>> start RECORDS TO USE

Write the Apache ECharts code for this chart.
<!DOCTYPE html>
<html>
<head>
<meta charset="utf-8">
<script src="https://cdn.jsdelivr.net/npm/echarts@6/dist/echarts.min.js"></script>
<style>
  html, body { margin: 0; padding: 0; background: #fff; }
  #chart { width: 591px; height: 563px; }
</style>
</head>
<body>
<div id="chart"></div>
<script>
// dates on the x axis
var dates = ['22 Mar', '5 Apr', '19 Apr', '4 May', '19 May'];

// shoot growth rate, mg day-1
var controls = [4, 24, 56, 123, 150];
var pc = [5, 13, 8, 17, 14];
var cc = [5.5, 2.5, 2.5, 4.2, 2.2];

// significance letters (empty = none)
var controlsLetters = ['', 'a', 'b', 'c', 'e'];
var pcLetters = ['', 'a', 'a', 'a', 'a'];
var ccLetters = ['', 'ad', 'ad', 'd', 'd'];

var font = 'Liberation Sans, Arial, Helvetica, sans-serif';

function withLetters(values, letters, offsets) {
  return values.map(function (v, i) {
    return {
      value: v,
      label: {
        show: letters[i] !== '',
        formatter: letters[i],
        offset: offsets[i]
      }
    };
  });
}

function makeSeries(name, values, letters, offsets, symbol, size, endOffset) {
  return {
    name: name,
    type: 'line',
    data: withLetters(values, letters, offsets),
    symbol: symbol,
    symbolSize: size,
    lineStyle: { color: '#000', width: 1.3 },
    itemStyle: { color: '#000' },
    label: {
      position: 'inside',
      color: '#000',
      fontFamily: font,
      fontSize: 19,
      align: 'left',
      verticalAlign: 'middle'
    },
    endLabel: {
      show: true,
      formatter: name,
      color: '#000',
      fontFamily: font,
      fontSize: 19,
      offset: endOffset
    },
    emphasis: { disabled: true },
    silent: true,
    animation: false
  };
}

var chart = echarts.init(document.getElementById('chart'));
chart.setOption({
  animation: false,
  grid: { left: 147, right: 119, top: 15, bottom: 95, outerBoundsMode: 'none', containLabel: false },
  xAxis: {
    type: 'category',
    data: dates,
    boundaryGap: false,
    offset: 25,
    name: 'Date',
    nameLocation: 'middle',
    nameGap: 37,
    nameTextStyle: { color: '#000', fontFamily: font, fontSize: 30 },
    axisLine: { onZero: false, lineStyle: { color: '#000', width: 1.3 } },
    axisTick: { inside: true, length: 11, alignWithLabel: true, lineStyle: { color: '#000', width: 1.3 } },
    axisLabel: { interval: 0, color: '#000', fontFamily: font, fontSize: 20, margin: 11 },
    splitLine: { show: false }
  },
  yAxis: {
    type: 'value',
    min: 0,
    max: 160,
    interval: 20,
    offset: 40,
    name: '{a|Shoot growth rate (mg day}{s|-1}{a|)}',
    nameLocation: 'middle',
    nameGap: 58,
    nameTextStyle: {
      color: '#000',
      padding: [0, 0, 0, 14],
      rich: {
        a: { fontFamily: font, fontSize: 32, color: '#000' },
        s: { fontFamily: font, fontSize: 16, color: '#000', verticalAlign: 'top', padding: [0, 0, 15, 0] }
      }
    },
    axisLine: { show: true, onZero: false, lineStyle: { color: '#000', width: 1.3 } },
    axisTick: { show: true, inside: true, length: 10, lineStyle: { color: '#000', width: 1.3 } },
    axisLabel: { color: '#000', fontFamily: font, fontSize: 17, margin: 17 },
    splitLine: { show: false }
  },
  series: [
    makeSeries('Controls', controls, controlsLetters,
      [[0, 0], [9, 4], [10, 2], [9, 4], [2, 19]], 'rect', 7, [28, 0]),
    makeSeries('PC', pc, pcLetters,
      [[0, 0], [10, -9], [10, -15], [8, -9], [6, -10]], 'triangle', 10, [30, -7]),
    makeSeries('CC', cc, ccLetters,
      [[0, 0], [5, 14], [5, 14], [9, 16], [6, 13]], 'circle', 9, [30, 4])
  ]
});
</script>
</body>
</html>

>> end RECORDS TO USE
>> start RECORDS TO USE

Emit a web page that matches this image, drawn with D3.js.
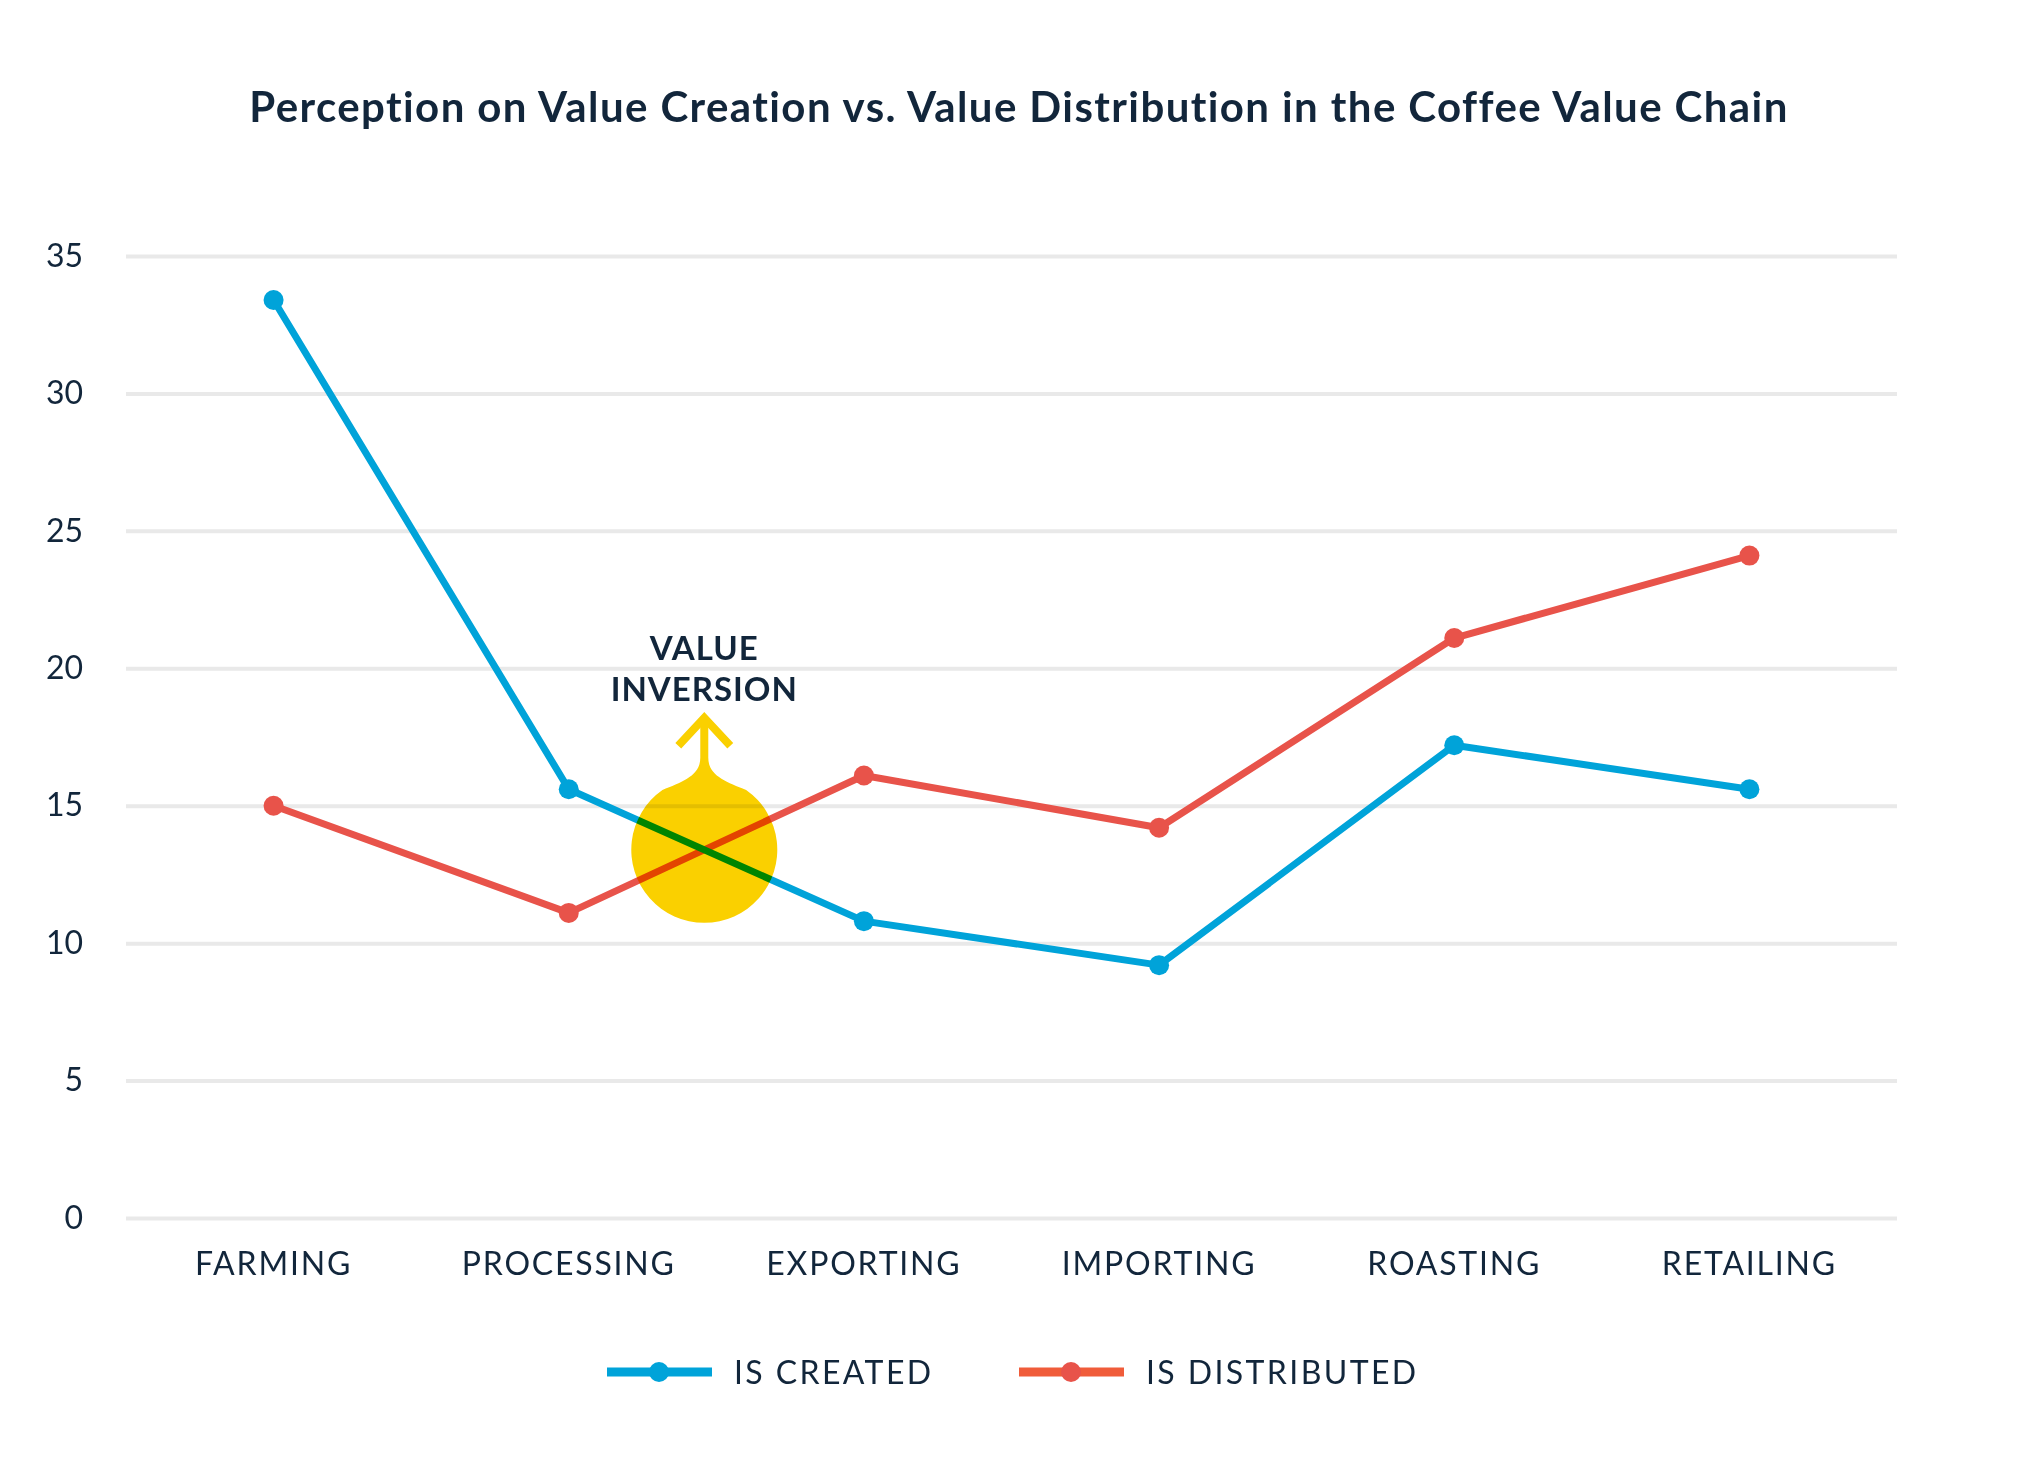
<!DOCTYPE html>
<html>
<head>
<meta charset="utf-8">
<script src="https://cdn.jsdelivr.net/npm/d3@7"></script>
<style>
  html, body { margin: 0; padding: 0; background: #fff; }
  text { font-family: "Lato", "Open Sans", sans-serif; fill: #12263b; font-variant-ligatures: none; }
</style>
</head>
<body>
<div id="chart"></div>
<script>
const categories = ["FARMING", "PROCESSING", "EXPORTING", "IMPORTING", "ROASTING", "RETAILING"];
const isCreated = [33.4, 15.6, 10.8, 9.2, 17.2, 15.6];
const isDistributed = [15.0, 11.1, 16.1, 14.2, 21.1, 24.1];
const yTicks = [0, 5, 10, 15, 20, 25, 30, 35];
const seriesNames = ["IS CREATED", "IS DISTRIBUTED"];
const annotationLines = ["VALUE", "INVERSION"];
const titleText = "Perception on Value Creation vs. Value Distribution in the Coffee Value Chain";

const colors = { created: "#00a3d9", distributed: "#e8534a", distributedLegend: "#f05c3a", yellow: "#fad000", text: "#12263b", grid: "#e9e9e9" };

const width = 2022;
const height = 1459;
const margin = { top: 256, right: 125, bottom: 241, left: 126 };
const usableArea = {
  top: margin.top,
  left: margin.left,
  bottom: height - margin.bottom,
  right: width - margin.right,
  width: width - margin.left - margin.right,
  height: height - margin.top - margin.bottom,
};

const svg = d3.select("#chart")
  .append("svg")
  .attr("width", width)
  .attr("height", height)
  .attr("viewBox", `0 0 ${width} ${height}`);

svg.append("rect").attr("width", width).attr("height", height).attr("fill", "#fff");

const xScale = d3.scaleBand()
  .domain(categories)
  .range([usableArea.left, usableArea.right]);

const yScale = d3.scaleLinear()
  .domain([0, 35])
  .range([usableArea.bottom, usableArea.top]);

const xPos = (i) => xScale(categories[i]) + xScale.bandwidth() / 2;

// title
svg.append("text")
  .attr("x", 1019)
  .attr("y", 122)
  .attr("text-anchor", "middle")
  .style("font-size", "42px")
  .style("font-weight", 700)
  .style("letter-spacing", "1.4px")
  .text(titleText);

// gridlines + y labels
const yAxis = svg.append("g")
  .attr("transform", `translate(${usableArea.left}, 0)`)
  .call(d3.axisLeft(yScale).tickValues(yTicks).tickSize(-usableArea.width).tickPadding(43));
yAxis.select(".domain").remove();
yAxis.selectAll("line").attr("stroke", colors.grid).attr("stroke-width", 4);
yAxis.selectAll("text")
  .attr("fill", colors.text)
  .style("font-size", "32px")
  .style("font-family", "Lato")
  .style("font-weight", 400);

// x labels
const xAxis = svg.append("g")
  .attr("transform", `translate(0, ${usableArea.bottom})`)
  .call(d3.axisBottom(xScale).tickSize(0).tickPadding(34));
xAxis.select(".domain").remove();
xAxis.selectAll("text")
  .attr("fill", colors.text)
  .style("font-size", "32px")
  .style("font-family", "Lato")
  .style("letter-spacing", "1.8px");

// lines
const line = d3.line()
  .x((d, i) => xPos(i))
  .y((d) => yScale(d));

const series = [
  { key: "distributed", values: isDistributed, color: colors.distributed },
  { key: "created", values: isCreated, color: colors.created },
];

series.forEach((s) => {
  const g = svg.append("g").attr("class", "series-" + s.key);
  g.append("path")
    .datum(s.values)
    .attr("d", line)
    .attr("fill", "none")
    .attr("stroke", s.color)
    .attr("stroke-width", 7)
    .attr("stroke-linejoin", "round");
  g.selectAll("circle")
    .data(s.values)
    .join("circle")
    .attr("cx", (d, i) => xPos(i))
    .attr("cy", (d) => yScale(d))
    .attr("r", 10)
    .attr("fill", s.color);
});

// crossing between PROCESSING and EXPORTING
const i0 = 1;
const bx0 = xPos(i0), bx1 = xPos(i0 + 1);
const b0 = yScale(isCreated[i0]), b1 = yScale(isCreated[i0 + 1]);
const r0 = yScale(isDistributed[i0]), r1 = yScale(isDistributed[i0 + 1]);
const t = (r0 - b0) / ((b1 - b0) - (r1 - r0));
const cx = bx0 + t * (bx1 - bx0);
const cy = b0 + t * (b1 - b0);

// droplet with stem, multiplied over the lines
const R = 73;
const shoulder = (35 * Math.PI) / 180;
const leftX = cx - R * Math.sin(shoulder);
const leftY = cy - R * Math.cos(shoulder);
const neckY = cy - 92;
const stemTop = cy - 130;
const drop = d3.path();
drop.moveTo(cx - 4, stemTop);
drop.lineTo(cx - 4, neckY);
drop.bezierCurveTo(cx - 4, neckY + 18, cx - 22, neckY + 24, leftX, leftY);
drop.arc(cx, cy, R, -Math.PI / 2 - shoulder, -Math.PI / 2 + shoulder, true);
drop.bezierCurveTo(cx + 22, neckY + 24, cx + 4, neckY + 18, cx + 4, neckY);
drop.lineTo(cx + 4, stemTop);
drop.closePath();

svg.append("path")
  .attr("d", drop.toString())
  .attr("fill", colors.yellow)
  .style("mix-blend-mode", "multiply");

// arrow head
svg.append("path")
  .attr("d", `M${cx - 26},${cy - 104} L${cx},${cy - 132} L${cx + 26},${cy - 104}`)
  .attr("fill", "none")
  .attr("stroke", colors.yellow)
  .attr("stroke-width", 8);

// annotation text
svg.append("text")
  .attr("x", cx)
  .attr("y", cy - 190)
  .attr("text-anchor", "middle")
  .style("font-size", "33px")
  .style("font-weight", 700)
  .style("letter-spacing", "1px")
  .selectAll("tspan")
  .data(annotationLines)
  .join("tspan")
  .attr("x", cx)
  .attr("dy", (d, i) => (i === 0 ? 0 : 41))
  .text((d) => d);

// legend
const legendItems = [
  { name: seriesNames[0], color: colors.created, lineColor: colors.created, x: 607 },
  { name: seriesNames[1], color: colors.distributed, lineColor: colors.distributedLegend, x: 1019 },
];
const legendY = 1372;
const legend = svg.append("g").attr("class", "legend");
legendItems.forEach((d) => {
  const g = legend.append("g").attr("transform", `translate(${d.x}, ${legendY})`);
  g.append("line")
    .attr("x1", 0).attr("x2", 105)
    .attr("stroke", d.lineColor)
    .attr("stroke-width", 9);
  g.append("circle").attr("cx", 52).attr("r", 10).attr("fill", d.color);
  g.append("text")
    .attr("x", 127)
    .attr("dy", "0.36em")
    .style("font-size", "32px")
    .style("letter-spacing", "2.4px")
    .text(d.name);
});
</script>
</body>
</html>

>> end RECORDS TO USE
>> start RECORDS TO USE

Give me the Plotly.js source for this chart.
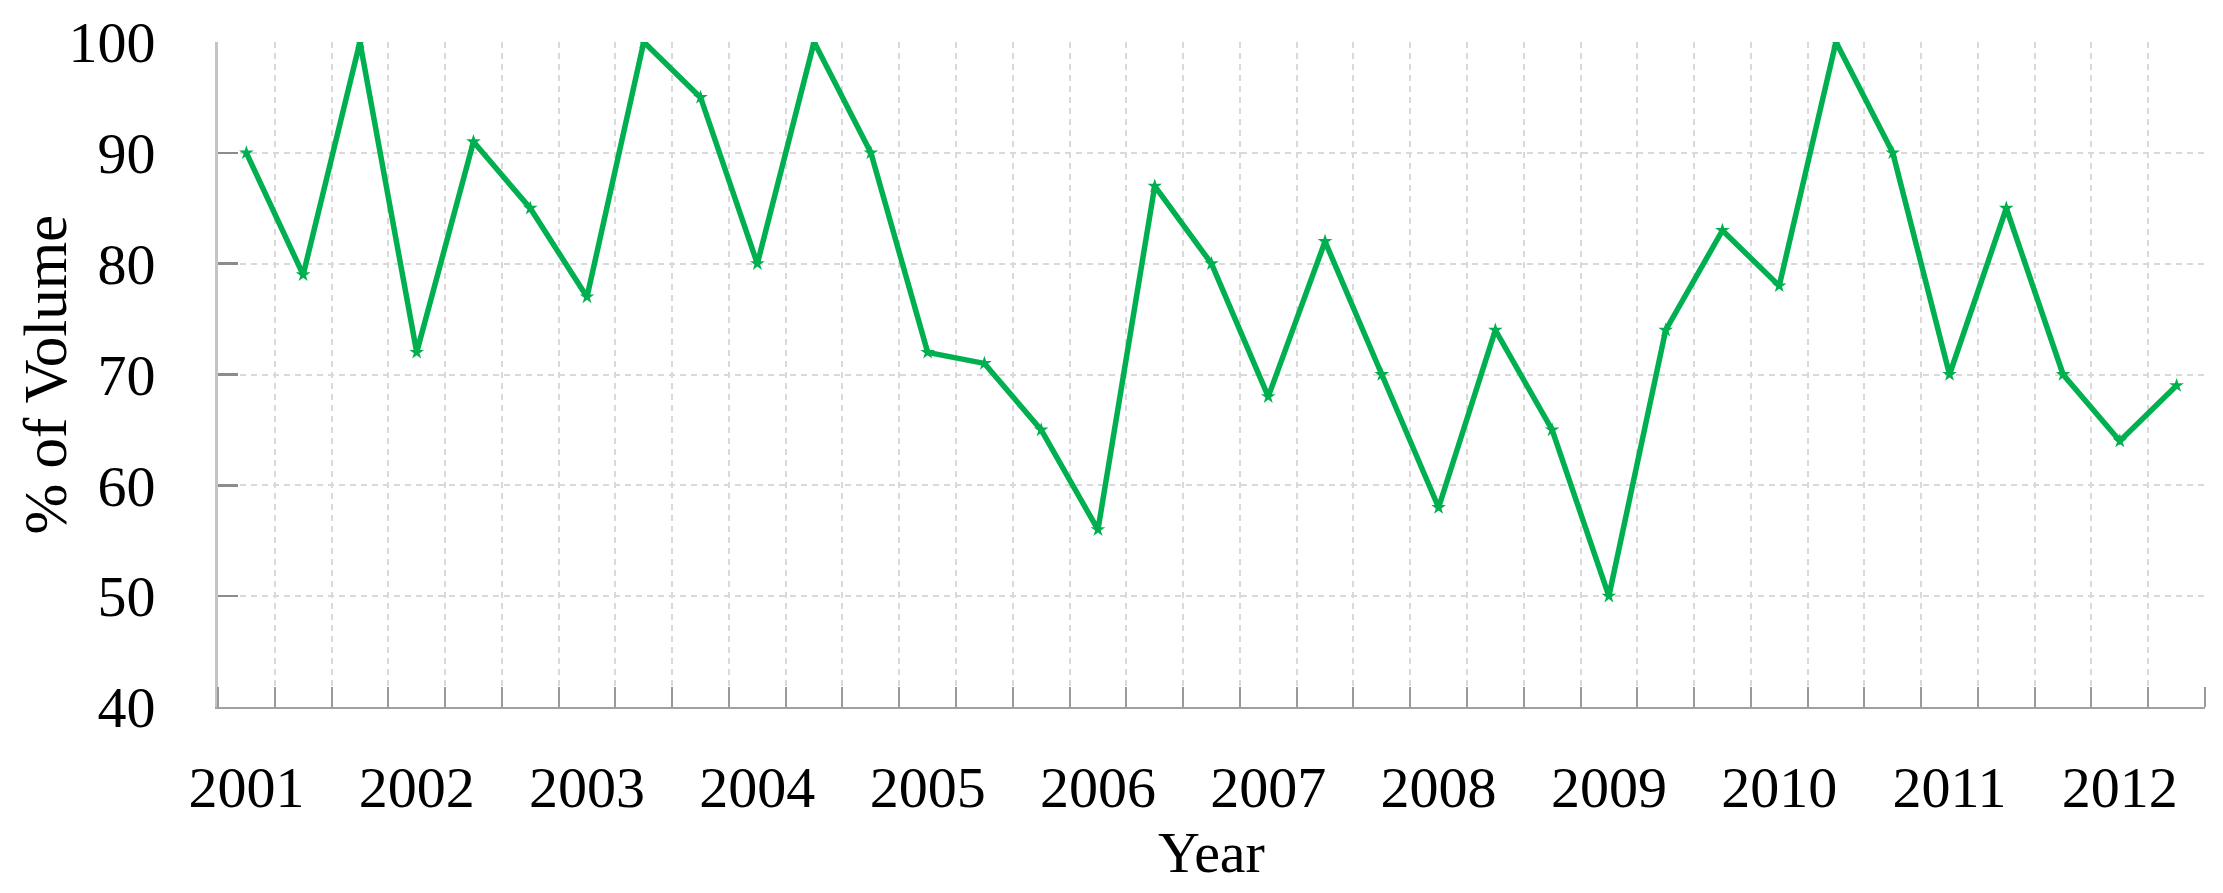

>> end RECORDS TO USE

» TASK DIRECTIONS:
Going down the listing above, begin printing at the line with "Write the Apache ECharts code for this chart." and finish with the line with "var dates = ['22", exactly as they appear.

» TASK ANSWER:
Write the Apache ECharts code for this chart.
<!DOCTYPE html>
<html>
<head>
<meta charset="utf-8">
<script src="https://cdn.jsdelivr.net/npm/echarts@6/dist/echarts.min.js"></script>
<style>
  html, body { margin: 0; padding: 0; background: #fff; }
  #chart { width: 591px; height: 563px; }
</style>
</head>
<body>
<div id="chart"></div>
<script>
// dates on the x axis
var dates = ['22 Mar', '5 Apr', '19 Apr', '4 May', '19 May'];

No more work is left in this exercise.